The earliest part of the building is the 3-bay S section; this has a central door flanked by two windows (probably enlarged and re-glazed in the 19th century) which light the two rooms within. Map evidence (1st edition OS map 1858-63) and information from the current owner indicates that there may have been another entrance at the S gable - the map shows a small outshot likely to have been a porch.
In the later 19th century, possibly before 1870, the school was extended by the addition of an extra room to the N gable; this was entered by a projecting gabled porch on the E elevation, with a door to the S side and a window to the E. An attic room was also formed, lit by a window in a gable to the right of the porch.

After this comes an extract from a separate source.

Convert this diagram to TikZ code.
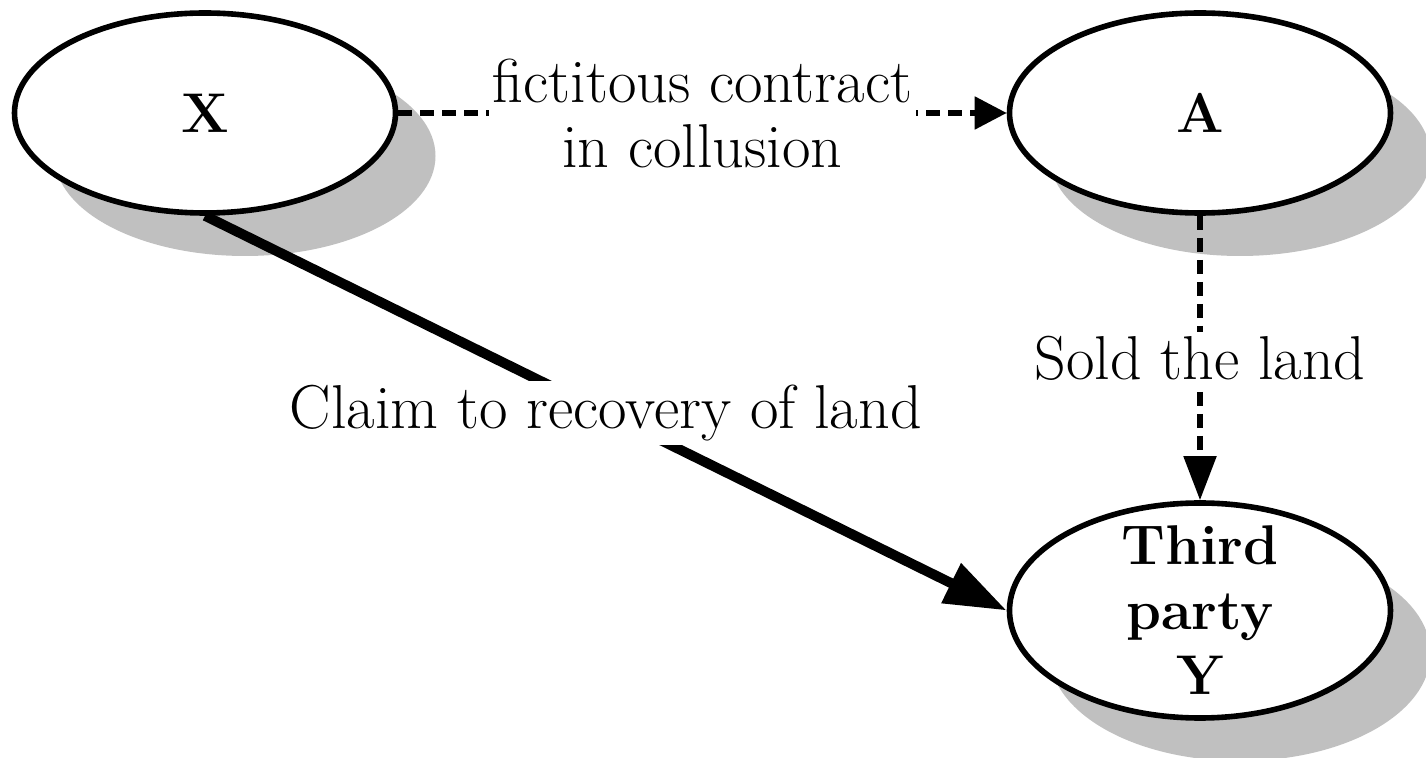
\documentclass[tikz,border=0pt]{standalone}
\usetikzlibrary{arrows.meta,shadows,shapes.geometric}
\definecolor{shadowgray}{RGB}{192,192,192}
\begin{document}
\begin{tikzpicture}[x=0.5pt,y=-0.5pt,
  party/.style={ellipse, draw=black, line width=2.8pt, fill=white,
    minimum width=190.5pt, minimum height=100pt, inner sep=0pt,
    font=\fontsize{28}{32.5}\selectfont\bfseries, align=center,
    drop shadow={shadow xshift=20pt, shadow yshift=-21.5pt, fill=shadowgray, opacity=1}},
  lbl/.style={fill=white, inner sep=2pt, align=center, font=\fontsize{31}{32.5}\selectfont},
  dashedline/.style={line width=2.6pt, dash pattern=on 7pt off 4pt},
  thickarrow/.style={line width=5pt, -{Triangle[length=31pt,width=21pt]}}
]
\useasboundingbox (0,0) rectangle (1426,758);
\node[party] (X) at (205,113) {X};
\node[party] (A) at (1200,113) {A};
\node[party, minimum height=107.5pt, inner ysep=-16pt] (Y) at (1200,610.5) {Third\\party\\Y};
\draw[dashedline, -{Triangle[length=16pt,width=16pt]}] (X.east) -- node[lbl] (l1) {fictitous contract\\in collusion} (A.west);
\draw[dashedline, -{Triangle[length=22pt,width=16pt]}] (A.south) -- node[lbl] (l2) {Sold the land} (Y.north);
\draw[thickarrow] (X.south) -- node[lbl] (l3) {Claim to recovery of land} (Y.west);
\end{tikzpicture}
\end{document}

In the late 19th century, after the school had become a dwelling, a further one room extension was added, again to the N gable, lit by a mullioned double window on the front elevation. A small piend-roofed addition was then made to the rear (W) of this room in the later 20th century.
The two rooms in the oldest, S section of the house have high ceilings, and the S room retains a classical timber chimneypiece and a tall corner cabinet originally used to store school equipment. The central, later 19th century section has some stone flagged floors and a simple timber stair leading to the attic room; the ground floor has timber tongue and groove panelling to the walls, and in the alcove under the stair, an excellent example of a 19th century timber box bed with curtain rail above.
Mostly limewashed random rubble; harled to N end. 4-pane timber sash and case windows. Timber-boarded doors. Pitched, graded slate roof. Gable-head stack to S, 2 ridge stacks, rendered with circular cans.
Random rubble walling enclosing the house and an adjacent garden area to the SW.